Canada’s manufacturing sector faces the biggest risk should Trump push forward on imposing broad tariffs, said Canadian Manufacturers and Exporters president and CEO Dennis Darby. He said the sector is the “most trade-exposed” within Canada.

“It’s in the U.S.’s best interest, it’s in our best interest, but most importantly for consumers across North America, that we’re able to trade goods, materials, ingredients, as we have under the trade agreements,” Darby said in an interview.

“It’s a more complex or complicated outcome than it would have been with the Democrats, but we’ve had to deal with this before and we’re going to do our best to deal with it again.”

American economists have also warned Trump’s plan could cause inflation and possibly a recession, which could have ripple effects in Canada.

It’s consumers who will ultimately feel the burden of any inflationary effect caused by broad tariffs, said Darby.

“A tariff tends to raise costs, and it ultimately raises prices, so that’s something that we have to be prepared for,” he said.

“It could tilt production mandates. A tariff makes goods more expensive, but on the same token, it also will make inputs for the U.S. more expensive.”

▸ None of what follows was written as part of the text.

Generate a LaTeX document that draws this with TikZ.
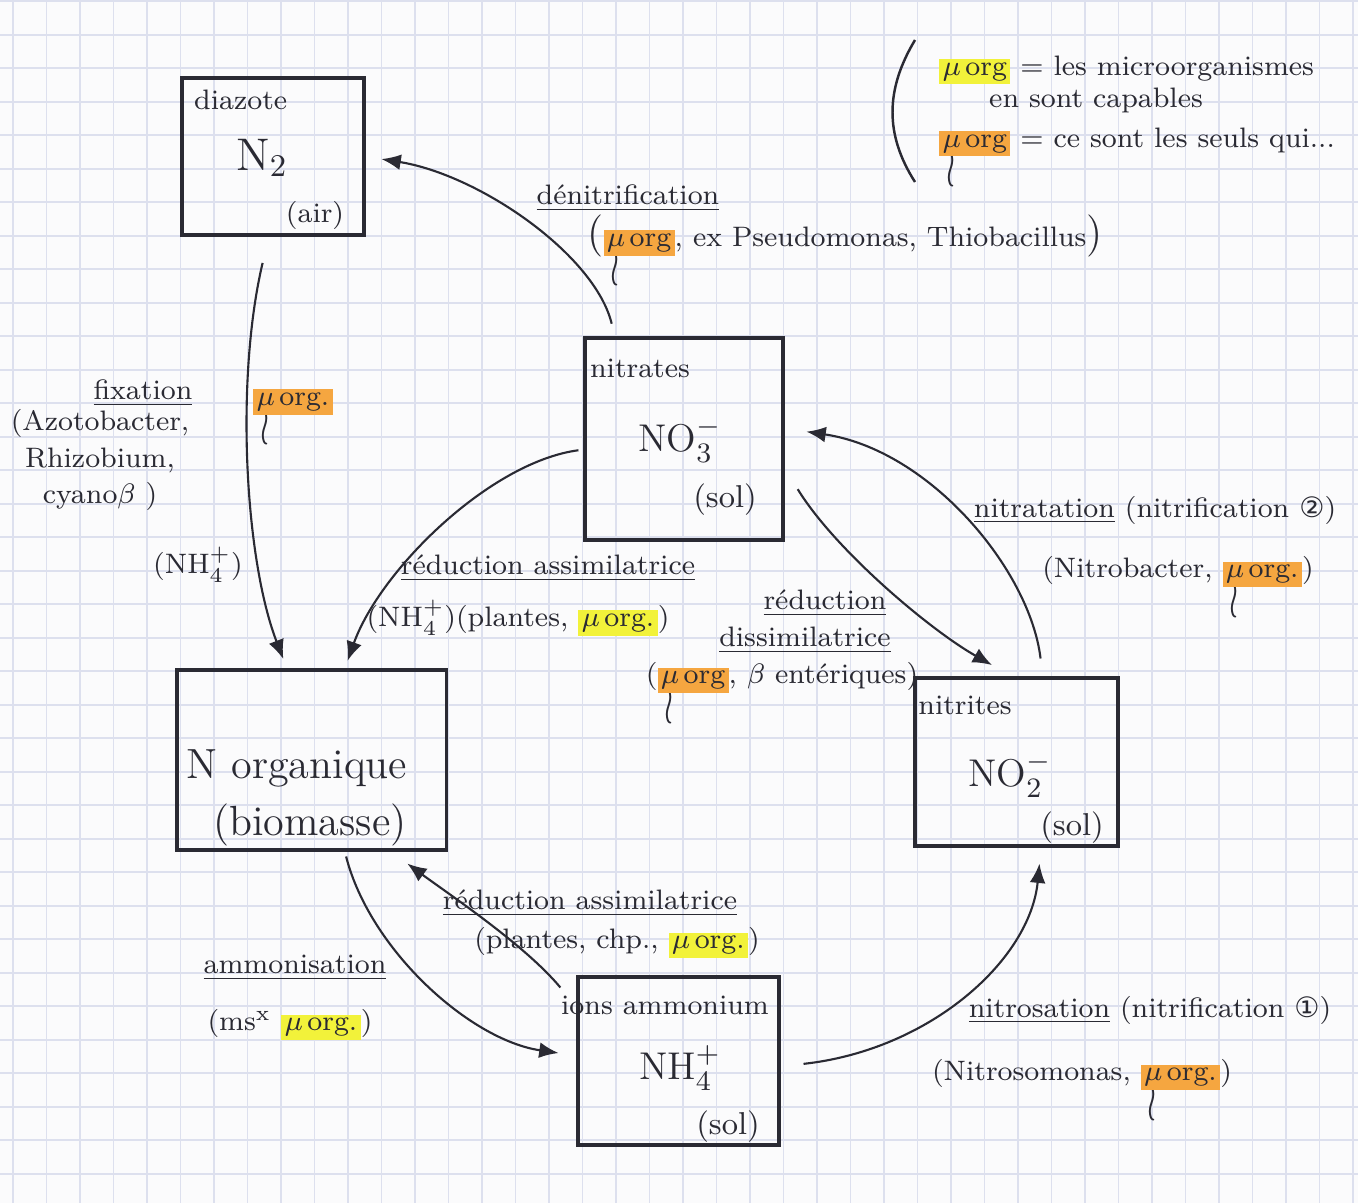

A report last month by TD economist Marc Ercolao said research shows a full-scale implementation of Trump’s tariff plan could lead to a near-five per cent reduction in Canadian export volumes to the U.S. by early-2027, relative to current baseline forecasts.

Retaliation by Canada would also increase costs for domestic producers, and push import volumes lower in the process.

“Slowing import activity mitigates some of the negative net trade impact on total GDP enough to avoid a technical recession, but still produces a period of extended stagnation through 2025 and 2026,” Ercolao said.

Since the Canada-United States-Mexico Agreement came into effect in 2020, trade between Canada and the U.S. has surged by 46 per cent, according to the Toronto Region Board of Trade.

With that deal is up for review in 2026, Canadian Chamber of Commerce president and CEO Candace Laing said the Canadian government “must collaborate effectively with the Trump administration to preserve and strengthen our bilateral economic partnership.”

“With an impressive $3.6 billion in daily trade, Canada and the United States are each other’s closest international partners. The secure and efficient flow of goods and people across our border … remains essential for the economies of both countries,” she said in a statement.

“By resisting tariffs and trade barriers that will only raise prices and hurt consumers in both countries, Canada and the United States can strengthen resilient cross-border supply chains that enhance our shared economic security.”